Work to complete – Leave out all pictures and give back precisely the lines from the line with "Rebuild this diagram" to the line with "(distr) at (316,448)", including those two lines.

Saved data entries –
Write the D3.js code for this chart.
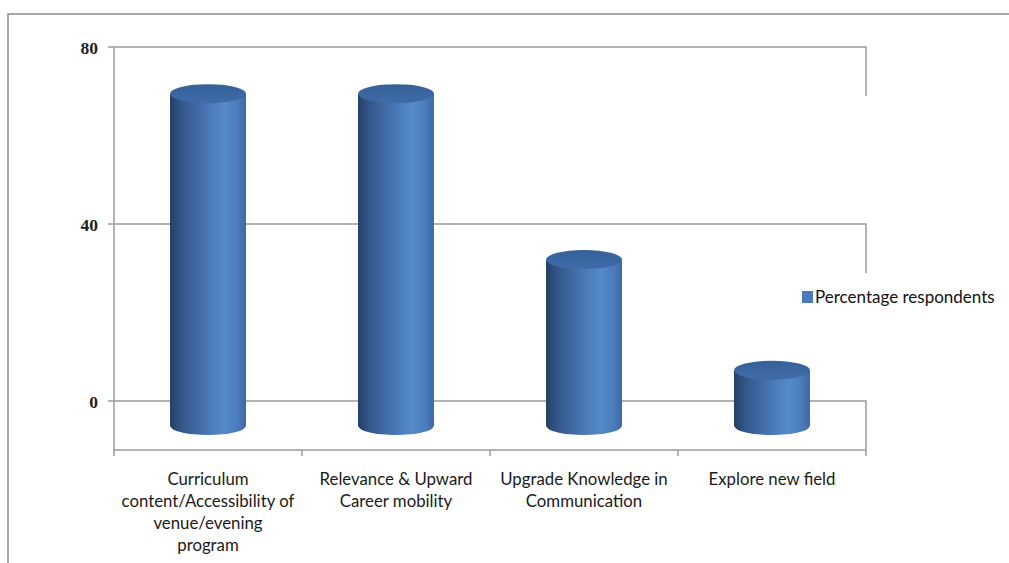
<!DOCTYPE html>
<html>
<head>
<meta charset="utf-8">
<script src="https://cdn.jsdelivr.net/npm/d3@7"></script>
<style>
  body { margin: 0; background: #fff; }
  svg { display: block; }
</style>
</head>
<body>
<svg id="chart"></svg>
<script>
// Data.
const categories = [
  "Curriculum content/Accessibility of venue/evening program",
  "Relevance & Upward Career mobility",
  "Upgrade Knowledge in Communication",
  "Explore new field"
];
const categoryLines = [
  ["Curriculum", "content/Accessibility of", "venue/evening", "program"],
  ["Relevance & Upward", "Career mobility"],
  ["Upgrade Knowledge in", "Communication"],
  ["Explore new field"]
];
const percentages = [75, 75, 37.5, 12.5];
const yTicks = [0, 40, 80];
const seriesName = "Percentage respondents";

const W = 1009, H = 563;
const plotLeft = 114, plotRight = 866, plotTop = 47, plotBottom = 401;
const depth = 49; // 3D floor depth
const svg = d3.select("#chart").attr("width", W).attr("height", H);

const xScale = d3.scaleBand()
  .domain(categories)
  .range([plotLeft, plotRight])
  .paddingInner(0.596)
  .paddingOuter(0.298);
const yScale = d3.scaleLinear().domain([0, 80]).range([plotBottom, plotTop]);

const bw = xScale.bandwidth();
const step = xScale.step();
const grid = "#9a9a9a";

// Outer chart border.
svg.append("path")
  .attr("d", "M8," + H + " V14 H" + W)
  .attr("fill", "none").attr("stroke", "#8c8c8c").attr("stroke-width", 1.5);

// Gridlines on back wall + side drop.
svg.append("g").selectAll("path")
  .data(yTicks)
  .join("path")
  .attr("d", d => "M" + plotLeft + "," + yScale(d) + " H" + plotRight + " V" + (yScale(d) + depth))
  .attr("fill", "none").attr("stroke", grid).attr("stroke-width", 1.5);

// Y axis line and ticks.
svg.append("line")
  .attr("x1", plotLeft).attr("x2", plotLeft)
  .attr("y1", plotTop).attr("y2", plotBottom + depth)
  .attr("stroke", grid).attr("stroke-width", 1.5);
svg.append("g").selectAll("line")
  .data(yTicks)
  .join("line")
  .attr("x1", plotLeft - 6).attr("x2", plotLeft)
  .attr("y1", d => yScale(d)).attr("y2", d => yScale(d))
  .attr("stroke", grid).attr("stroke-width", 1.5);
svg.append("g").selectAll("text")
  .data(yTicks)
  .join("text")
  .attr("x", plotLeft - 16)
  .attr("y", d => yScale(d) + 6.5)
  .attr("text-anchor", "end")
  .attr("font-family", "'Liberation Serif', serif")
  .attr("font-weight", "bold")
  .attr("font-size", 17.5)
  .attr("fill", "#222")
  .text(d => d);

// Floor front line (x axis) and category boundary ticks.
svg.append("line")
  .attr("x1", plotLeft).attr("x2", plotRight)
  .attr("y1", plotBottom + depth).attr("y2", plotBottom + depth)
  .attr("stroke", grid).attr("stroke-width", 1.5);
const bounds = categories.map(c => xScale(c) + bw / 2 - step / 2)
  .concat([xScale(categories[categories.length - 1]) + bw / 2 + step / 2]);
svg.append("g").selectAll("line")
  .data(bounds)
  .join("line")
  .attr("x1", d => d).attr("x2", d => d)
  .attr("y1", plotBottom + depth).attr("y2", plotBottom + depth + 6)
  .attr("stroke", grid).attr("stroke-width", 1.5);

// Gradients for cylinders.
const defs = svg.append("defs");
const body = defs.append("linearGradient").attr("id", "body")
  .attr("x1", "0%").attr("x2", "100%").attr("y1", "0%").attr("y2", "0%");
[["0%", "#243f66"], ["15%", "#33578a"], ["50%", "#4a78b7"], ["72%", "#568aca"],
 ["90%", "#4a7aba"], ["100%", "#3d67a2"]]
  .forEach(s => body.append("stop").attr("offset", s[0]).attr("stop-color", s[1]));
const cap = defs.append("linearGradient").attr("id", "cap")
  .attr("x1", "0%").attr("x2", "0%").attr("y1", "0%").attr("y2", "100%");
[["0%", "#35609a"], ["100%", "#3f6ca9"]]
  .forEach(s => cap.append("stop").attr("offset", s[0]).attr("stop-color", s[1]));

// Cylinders (placed at mid depth).
const rx = bw / 2, ry = 9.5, off = depth / 2;
const cyl = svg.append("g").selectAll("g")
  .data(categories.map((c, i) => ({ c: c, v: percentages[i] })))
  .join("g");
cyl.append("path")
  .attr("d", d => {
    const cx = xScale(d.c) + bw / 2;
    const yb = yScale(0) + off, yt = yScale(d.v) + off;
    return "M" + (cx - rx) + "," + yt + " V" + yb +
      " A" + rx + "," + ry + " 0 0 0 " + (cx + rx) + "," + yb +
      " V" + yt + " Z";
  })
  .attr("fill", "url(#body)");
cyl.append("ellipse")
  .attr("cx", d => xScale(d.c) + bw / 2)
  .attr("cy", d => yScale(d.v) + off)
  .attr("rx", rx).attr("ry", ry)
  .attr("fill", "url(#cap)");

// Category labels.
const labels = svg.append("g").selectAll("text")
  .data(categories)
  .join("text")
  .attr("text-anchor", "middle")
  .attr("font-family", "Lato, sans-serif")
  .attr("font-size", 16.8)
  .attr("fill", "#1a1a1a");
labels.each(function (c, i) {
  d3.select(this).selectAll("tspan")
    .data(categoryLines[i])
    .join("tspan")
    .attr("x", xScale(c) + bw / 2)
    .attr("y", (d, j) => 485 + j * 22)
    .text(d => d);
});

// Legend.
const legend = svg.append("g").attr("transform", "translate(802,291)");
legend.append("rect").attr("width", 11).attr("height", 12).attr("fill", "#4a7aba");
legend.append("text")
  .attr("x", 13).attr("y", 12)
  .attr("font-family", "Lato, sans-serif")
  .attr("font-size", 17)
  .attr("fill", "#111")
  .text(seriesName);
</script>
</body>
</html>
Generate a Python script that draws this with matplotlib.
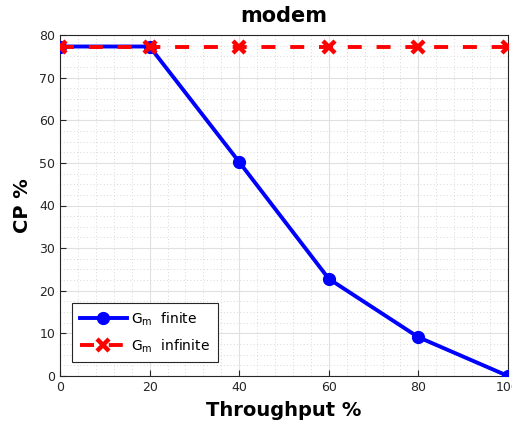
import matplotlib.pyplot as plt
from matplotlib.ticker import MultipleLocator

# dados
throughput = [0, 20, 40, 60, 80, 100]
cp_finite = [77.3, 77.3, 50.2, 22.8, 9.1, 0.0]
cp_infinite = [77.3, 77.3, 77.3, 77.3, 77.3, 77.3]

fig = plt.figure(figsize=(5.12, 4.28), dpi=100)
ax = fig.add_axes([60/512, 1 - 376/428, 448/512, 341/428])

ax.plot(throughput, cp_finite, color="blue", lw=2.8, marker="o", ms=8.5, label=r"G$_{\rm m}$  finite", zorder=3)
ax.plot(throughput, cp_infinite, color="red", lw=2.8, ls=(0, (3.6, 3.8)), marker="x", ms=8.5, mew=3.2,
        label=r"G$_{\rm m}$  infinite", zorder=4)

ax.set_xlim(0, 100)
ax.set_ylim(0, 80)
ax.set_xticks(throughput)
ax.set_yticks(range(0, 81, 10))
ax.xaxis.set_minor_locator(MultipleLocator(4))
ax.yaxis.set_minor_locator(MultipleLocator(2.5))
ax.grid(which="major", color="#e0e0e0", lw=0.8)
ax.grid(which="minor", color="#cccccc", lw=0.6, ls=(0, (1, 3)))
ax.tick_params(which="minor", length=0)
ax.tick_params(which="major", direction="in", labelsize=9, colors="#262626", length=4)
for s in ax.spines.values():
    s.set_color("#262626")

ax.set_title("modem", fontsize=15, fontweight="bold", pad=9)
ax.set_xlabel("Throughput %", fontsize=14, fontweight="bold", labelpad=5)
ax.set_ylabel("CP %", fontsize=14, fontweight="bold", labelpad=5)

leg = ax.legend(loc="lower left", bbox_to_anchor=(0.027, 0.04), fontsize=10, handlelength=3.4,
                fancybox=False, edgecolor="#262626", framealpha=1, borderpad=0.55, labelspacing=0.7,
                handletextpad=0.3, borderaxespad=0)
leg.get_frame().set_linewidth(0.8)

plt.savefig("out.png", dpi=100)
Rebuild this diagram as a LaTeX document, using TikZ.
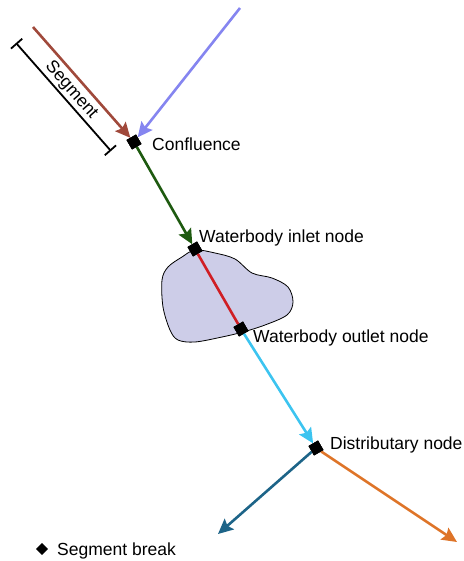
\documentclass[tikz,border=0pt]{standalone}
\usepackage{fontspec}
\setmainfont{Liberation Sans}
\usetikzlibrary{arrows.meta, positioning}
\definecolor{riverbrown}{HTML}{A0493B}
\definecolor{riverlilac}{HTML}{8585F0}
\definecolor{rivergreen}{HTML}{1E5A10}
\definecolor{riverred}{HTML}{D01E24}
\definecolor{rivercyan}{HTML}{3CC4F0}
\definecolor{riverteal}{HTML}{1D6488}
\definecolor{riverorange}{HTML}{DE7428}
\definecolor{lakefill}{HTML}{CDCDE8}

\begin{document}
\begin{tikzpicture}[x=1pt, y=-1pt,
		every node/.style={font=\fontsize{17.5}{21}\selectfont},
		brk/.style={draw=black, fill=black, inner sep=0pt, minimum size=10.5pt, rotate=30, font=\tiny},
		river/.style={line width=2.6pt, -{Stealth[length=15pt, width=14pt, inset=2.5pt]}},
		reach/.style={line width=2.6pt},
		lbl/.style={anchor=west, inner sep=0pt}]
	\useasboundingbox (0,0) rectangle (463,561);

	\draw[fill=lakefill, line width=0.8pt] plot[smooth cycle, tension=0.55] coordinates {
		(195,250) (215,253) (235,259) (252,273) (272,278) (288,287) (293,302) (287,315)
		(265,325) (243,332) (222,337) (195,342) (178,340) (170,330) (163,307)
		(162,280) (168,267) (182,257)};

	\node[brk] (conf) at (134,142) {};
	\node[brk] (inlet) at (195,249) {};
	\node[brk] (outlet) at (241,329) {};
	\node[brk] (distr) at (316,448) {};

	\coordinate (src1) at (33,27);
	\coordinate (src2) at (240,8);
	\coordinate (out1) at (218,534);
	\coordinate (out2) at (457,542);

	\draw[river, riverbrown] (src1) -- (conf);
	\draw[river, riverlilac] (src2) -- (conf);
	\draw[river, rivergreen] (conf) -- (inlet);
	\draw[reach, riverred] (inlet) -- (outlet);
	\draw[river, rivercyan] (outlet) -- (distr);
	\draw[river, riverteal] (distr) -- (out1);
	\draw[river, riverorange] (distr) -- (out2);

	\node[brk] at (conf) {};
	\node[brk] at (inlet) {};
	\node[brk] at (outlet) {};
	\node[brk] at (distr) {};

	\coordinate (seg1) at (16,43);
	\coordinate (seg2) at (111,151);
	\draw[line width=1.8pt, {Bar[width=15pt]}-{Bar[width=15pt]}] (seg1) -- (seg2)
		node[midway, above, sloped, inner sep=1.5pt] (seglabel) {Segment};

	\node[lbl] (conflabel) at (152,144) {Confluence};
	\node[lbl] (inletlabel) at (199,237.5) {Waterbody inlet node};
	\node[lbl] (outletlabel) at (253,337.5) {Waterbody outlet node};
	\node[lbl] (distrlabel) at (330,444.5) {Distributary node};

	\node[brk, rotate=15, minimum size=8pt] (legbrk) at (42,549) {};
	\node[lbl] (leglabel) at (57,551) {Segment break};

\end{tikzpicture}
\end{document}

Complete answer –
Rebuild this diagram as a LaTeX document, using TikZ.
\documentclass[tikz,border=0pt]{standalone}
\usepackage{fontspec}
\setmainfont{Liberation Sans}
\usetikzlibrary{arrows.meta, positioning}
\definecolor{riverbrown}{HTML}{A0493B}
\definecolor{riverlilac}{HTML}{8585F0}
\definecolor{rivergreen}{HTML}{1E5A10}
\definecolor{riverred}{HTML}{D01E24}
\definecolor{rivercyan}{HTML}{3CC4F0}
\definecolor{riverteal}{HTML}{1D6488}
\definecolor{riverorange}{HTML}{DE7428}
\definecolor{lakefill}{HTML}{CDCDE8}

\begin{document}
\begin{tikzpicture}[x=1pt, y=-1pt,
		every node/.style={font=\fontsize{17.5}{21}\selectfont},
		brk/.style={draw=black, fill=black, inner sep=0pt, minimum size=10.5pt, rotate=30, font=\tiny},
		river/.style={line width=2.6pt, -{Stealth[length=15pt, width=14pt, inset=2.5pt]}},
		reach/.style={line width=2.6pt},
		lbl/.style={anchor=west, inner sep=0pt}]
	\useasboundingbox (0,0) rectangle (463,561);

	\draw[fill=lakefill, line width=0.8pt] plot[smooth cycle, tension=0.55] coordinates {
		(195,250) (215,253) (235,259) (252,273) (272,278) (288,287) (293,302) (287,315)
		(265,325) (243,332) (222,337) (195,342) (178,340) (170,330) (163,307)
		(162,280) (168,267) (182,257)};

	\node[brk] (conf) at (134,142) {};
	\node[brk] (inlet) at (195,249) {};
	\node[brk] (outlet) at (241,329) {};
	\node[brk] (distr) at (316,448) {};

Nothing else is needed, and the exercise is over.